Ska's resurgence and incorporation by Top 40 bands like Smash Mouth and No Doubt created an unexpected demand for original Jamaican ska, and Heartbeat has been happy to oblige. But whereas last year's Foundation Ska, a double CD by the Skatalites, reintroduced some great material, this 21-cut compilation is considerably more dubious. All of the songs on the album were produced by Duke Reid, and some of them, like Justin Hinds's "Carry Go, Bring Come" and the Techniques' "When You Are Wrong," were bona fide hits. But the other material consists of numbers that are already available elsewhere, alternate takes of songs that don't demand alternate takes, and out-and-out garbage such as "Duke Reid Speaks"--literally, seven seconds of Reid mumbling to himself. (Even something by Gwen Stefani would have been preferable to that.) Like most ska from this era, the tunes are consistently good and often feature exuberant horn solos, and Heartbeat's typically stellar liner notes offer up all the information you'd want to know about Reid.
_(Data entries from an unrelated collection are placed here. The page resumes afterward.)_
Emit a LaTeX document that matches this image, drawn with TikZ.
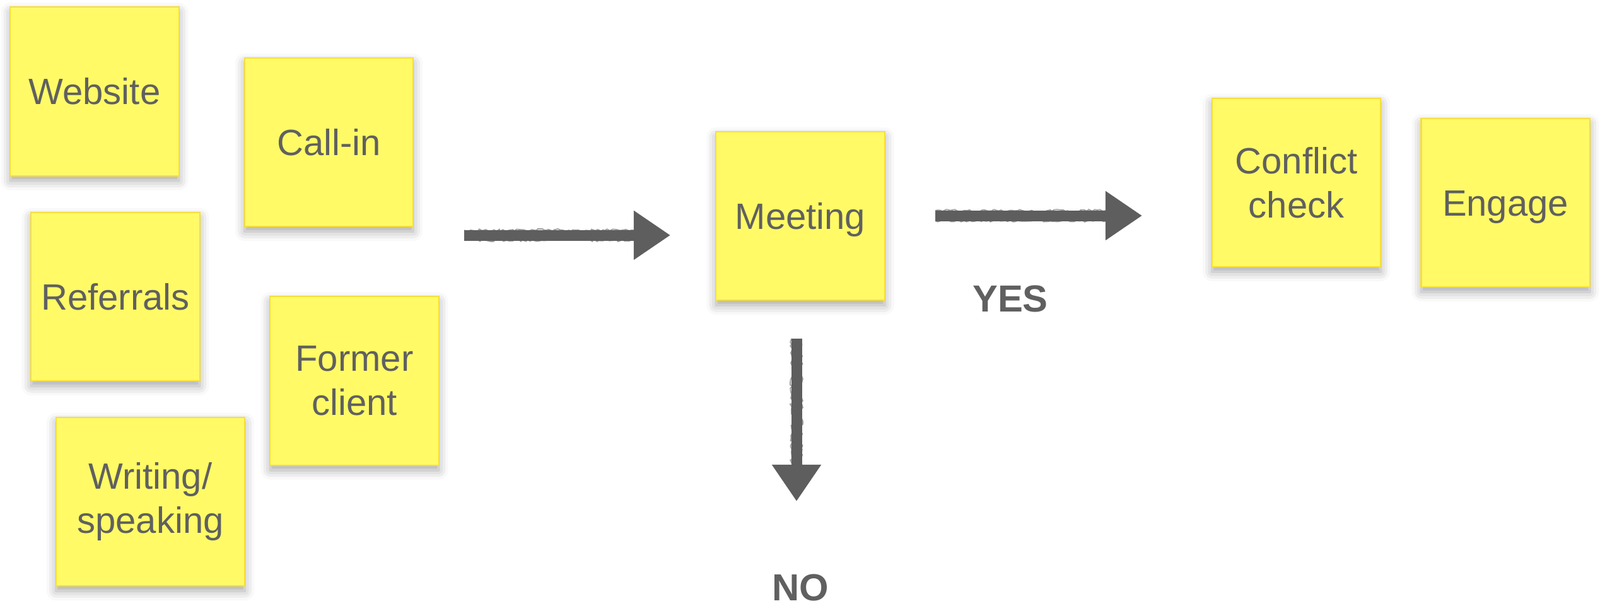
\documentclass[tikz,border=0pt]{standalone}
\usepackage{fontspec}
\setmainfont{Liberation Sans}
\usetikzlibrary{arrows.meta,shadows.blur,decorations.pathmorphing}
\definecolor{notefill}{RGB}{255,250,102}
\definecolor{noteedge}{RGB}{246,222,60}
\definecolor{inkgray}{RGB}{94,94,94}
\definecolor{txtgray}{RGB}{96,96,96}
\tikzset{
  note/.style={rectangle, draw=noteedge, line width=0.6pt, fill=notefill,
    minimum width=2.67cm, minimum height=2.67cm, inner sep=0pt,
    align=center, text=txtgray,
    font=\fontsize{16.5pt}{19.9pt}\selectfont,
    blur shadow={shadow xshift=0pt, shadow yshift=-0.08cm,
      shadow blur radius=0.15cm, shadow opacity=35}},
  oneline/.style={text height=0.415cm, text depth=0cm},
  wide/.style={minimum width=2.99cm},
  sketcharrow/.style={draw=inkgray, line width=0.17cm,
    -{Triangle[length=0.58cm,width=0.74cm]}, fill=inkgray},
  roughedge/.style={draw=inkgray, line width=0.5pt, opacity=0.6,
    decorate, decoration={random steps, segment length=1.2pt, amplitude=0.6pt}},
  answer/.style={text=txtgray, font=\bfseries\fontsize{17pt}{20pt}\selectfont,
    text height=0.43cm, text depth=0cm}
}
\begin{document}
\begin{tikzpicture}[x=0.01cm, y=-0.01cm]
\useasboundingbox (0,0) rectangle (2537,960);

\node[note, oneline] (web) at (150,145) {Website};
\node[note, oneline] (call) at (521.5,225.5) {Call-in};
\node[note, oneline] (ref) at (183,470.5) {Referrals};
\node[note] (former) at (562,604) {Former\\client};
\node[note, wide] (writ) at (238.5,795.5) {Writing/\\speaking};
\node[note, oneline] (meet) at (1269,342.5) {Meeting};
\node[note] (conf) at (2055.5,289.5) {Conflict\\check};
\node[note, oneline] (eng) at (2387,321.5) {Engage};

\coordinate (a1s) at (736,373);
\coordinate (a1e) at (1063,373);
\coordinate (a2s) at (1483,342);
\coordinate (a2e) at (1811,342);
\coordinate (a3s) at (1263,537);
\coordinate (a3e) at (1263,795);

\draw[sketcharrow] (a1s) -- (a1e);
\draw[sketcharrow] (a2s) -- (a2e);
\draw[sketcharrow] (a3s) -- (a3e);

\draw[roughedge] ([yshift=-0.08cm]a1s) -- ([xshift=-0.57cm,yshift=-0.08cm]a1e);
\draw[roughedge] ([yshift=0.08cm]a1s) -- ([xshift=-0.57cm,yshift=0.08cm]a1e);
\draw[roughedge] ([yshift=-0.08cm]a2s) -- ([xshift=-0.57cm,yshift=-0.08cm]a2e);
\draw[roughedge] ([yshift=0.08cm]a2s) -- ([xshift=-0.57cm,yshift=0.08cm]a2e);
\draw[roughedge] ([xshift=-0.08cm]a3s) -- ([xshift=-0.08cm,yshift=0.57cm]a3e);
\draw[roughedge] ([xshift=0.08cm]a3s) -- ([xshift=0.08cm,yshift=0.57cm]a3e);

\node[answer] (yes) at (1602,473) {YES};
\node[answer] (no) at (1269,931) {NO};
\end{tikzpicture}
\end{document}
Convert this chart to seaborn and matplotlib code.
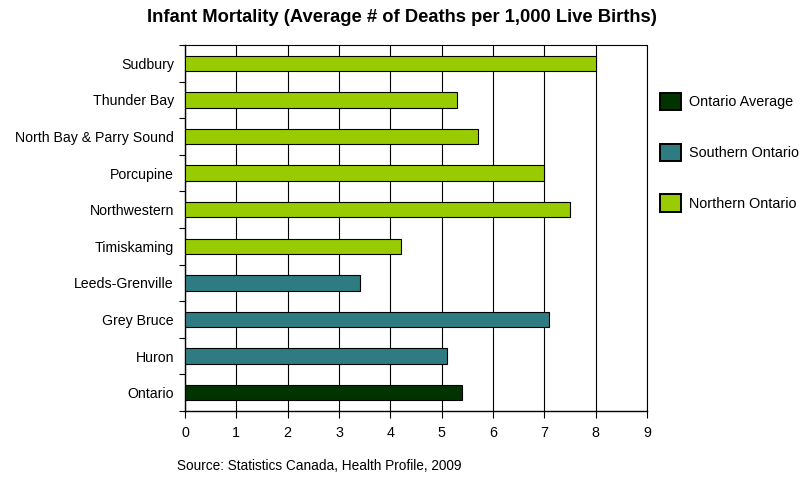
import matplotlib
matplotlib.use("Agg")
import matplotlib.pyplot as plt
from matplotlib.patches import Patch
from matplotlib.ticker import MultipleLocator, FixedLocator, NullFormatter
import seaborn as sns
import pandas as pd

regions = ["Sudbury", "Thunder Bay", "North Bay & Parry Sound", "Porcupine",
           "Northwestern", "Timiskaming", "Leeds-Grenville", "Grey Bruce",
           "Huron", "Ontario"]
values = [8.0, 5.3, 5.7, 7.0, 7.5, 4.2, 3.4, 7.1, 5.1, 5.4]
groups = ["Northern Ontario"] * 6 + ["Southern Ontario"] * 3 + ["Ontario Average"]
legend_order = ["Ontario Average", "Southern Ontario", "Northern Ontario"]
colors = {"Ontario Average": "#003300", "Southern Ontario": "#2E7B82",
          "Northern Ontario": "#99CC00"}

df = pd.DataFrame({"region": regions, "value": values, "group": groups})

sns.set_style("white")
plt.rcParams["font.family"] = ["Liberation Sans", "DejaVu Sans"]
plt.rcParams["text.color"] = "black"
plt.rcParams["xtick.color"] = "black"
plt.rcParams["ytick.color"] = "black"

fig = plt.figure(figsize=(8.12, 4.79), dpi=100)
ax = fig.add_axes([185 / 812, 1 - 411 / 479, (647 - 185) / 812, (411 - 45) / 479])

sns.barplot(data=df, y="region", x="value", hue="group", palette=colors,
            saturation=1, dodge=False, width=0.42, edgecolor="black",
            linewidth=0.8, legend=False, ax=ax, zorder=3)

ax.set_xlim(0, 9)
ax.set_ylim(len(regions) - 0.5, -0.5)
ax.xaxis.set_major_locator(MultipleLocator(1))
ax.grid(axis="x", color="black", linewidth=0.8, zorder=0)
ax.grid(axis="y", visible=False)
ax.set_axisbelow(True)
for s in ax.spines.values():
    s.set_visible(False)
for side in ("left", "bottom"):
    ax.spines[side].set_visible(True)
    ax.spines[side].set_color("black")
    ax.spines[side].set_linewidth(1.0)
ax.axhline(-0.5, color="black", linewidth=0.8, zorder=1, clip_on=False)
ax.axvline(9, color="black", linewidth=0.8, zorder=1, clip_on=False)

ax.set_xlabel("")
ax.set_ylabel("")
ax.tick_params(axis="x", which="major", bottom=True, direction="out", length=5,
               width=0.8, color="black", labelcolor="black", labelsize=10.3, pad=6)
ax.tick_params(axis="y", which="major", left=False, labelcolor="black",
               labelsize=10.2, pad=4.5)
ax.yaxis.set_minor_locator(FixedLocator([i - 0.5 for i in range(len(regions) + 1)]))
ax.yaxis.set_minor_formatter(NullFormatter())
ax.tick_params(axis="y", which="minor", left=True, direction="out", length=4,
               width=0.8, color="black")

fig.text(0.5 * (146 + 657) / 812, 1 - 18 / 479,
         "Infant Mortality (Average # of Deaths per 1,000 Live Births)",
         ha="center", va="center", fontsize=13.2, fontweight="bold", color="black")
fig.text(177 / 812, 1 - 466 / 479, "Source: Statistics Canada, Health Profile, 2009",
         ha="left", va="center", fontsize=9.8, color="black")

handles = [Patch(facecolor=colors[g], edgecolor="black", linewidth=1.4) for g in legend_order]
leg = fig.legend(handles, legend_order, loc="upper left",
                 bbox_to_anchor=(654 / 812, 1 - 87 / 479), frameon=False,
                 fontsize=10.4, handlelength=1.5, handleheight=1.5,
                 labelspacing=2.3, handletextpad=0.55, borderaxespad=0,
                 labelcolor="black")

fig.savefig("out.png", dpi=100)
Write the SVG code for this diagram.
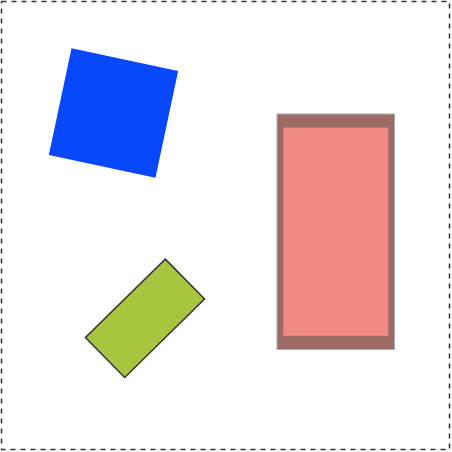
<svg xmlns="http://www.w3.org/2000/svg" width="452" height="452" viewBox="0 0 452 452">
<style>
.frame{fill:none;stroke:#333;stroke-width:1.5;stroke-dasharray:5 5}
</style>
<rect width="452" height="452" fill="#fff"/>
<rect class="frame" x="1.5" y="1.5" width="448" height="448"/>
<g id="blue-square">
<rect x="-54.5" y="-54.5" width="109" height="109" fill="#0648fa" transform="translate(113.5,113) rotate(12)"/>
</g>
<g id="red-rect">
<rect x="277" y="114" width="117.5" height="235.5" fill="#9d6b63" stroke="#a8aebb" stroke-width="1"/>
<rect x="283.3" y="127.6" width="105" height="208.2" fill="#f28b86"/>
</g>
<g id="green-rect">
<rect x="-56" y="-28" width="112" height="56" fill="#a8c53f" stroke="#333" stroke-width="1.5" transform="translate(145,318.3) rotate(-44.5)"/>
</g>
<g id="connectors"></g>
</svg>
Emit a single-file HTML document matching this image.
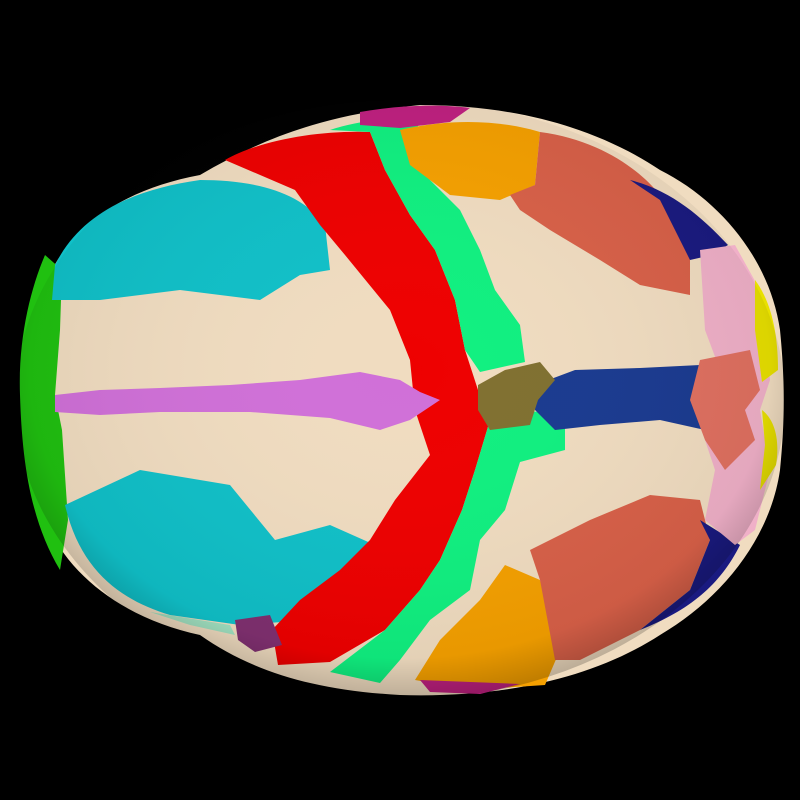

But the only reason this hodgepodge of a collection exists is because someone figured it would turn a quick buck--and that sort of behavior is uncharacteristic of the folks at Heartbeat Records. You'd be better advised to hold out for something they've put their heart into.

--Joshua Green

Dave Matthews Band
Before These Crowded Streets
(RCA)

It's a predictable progression: Reviewers slag a group until it becomes popular, at which time they try to convince themselves that the music that initially struck them as unbelievably lame is actually pretty good after all. Hence the generally positive reviews that have greeted Before These Crowded Streets, an album that isn't much better than (or much different from) previous Matthews efforts, practically all of which scribes pounded like Jerry Cooney. In an effort to critic-proof the disc, Matthews signed up some tony guest stars, including the Kronos Quartet, whose work is excellent as usual, and he was canny enough to tap Alanis Morissette to assist him on "Spoon." But both that track and "The Stone" borrow so heavily from the work of Peter Gabriel that they left me wishing I were listening to the genuine article rather than a well-produced imitation (Steve Lillywhite, the man behind the boards here, also oversaw Gabriel's brilliant 1980 solo album). Elsewhere, Matthews and his ensemble (Carter Beauford, Stefan Lessard, Leroi Moore and Boyd Tinsley) dabble in jazzy jamming that's relentlessly lightweight, like something by the Yellowjackets, or indulge in the sort of cultural borrowing that seems intellectual on the surface but becomes less so the longer you examine it. (A case in point is "The Last Stop," which is built upon the most obvious Eastern motif imaginable.) The words, meanwhile, are nothing much: Matthews frequently embraces cliches--like "It was so hot outside/You could fry an egg," from "Stay (Wasting Time)"--that he tries to sell by roughening up his baritone and bellowing. There are some decent hooks on "Rapunzel," and I was won over despite myself by the faux-soul back-up vocals and punchy horns on the aforementioned "Stay." Moreover, only the aggressively stupid "Halloween," marked by the worst vocal of Matthews's career, proves unlistenable. But that's a long way from justifying the hosannas with which Streets has been met. When Johnny Clegg was doing this kind of stuff back in the Eighties, I thought it was showy and inoffensive but rather empty. Still do.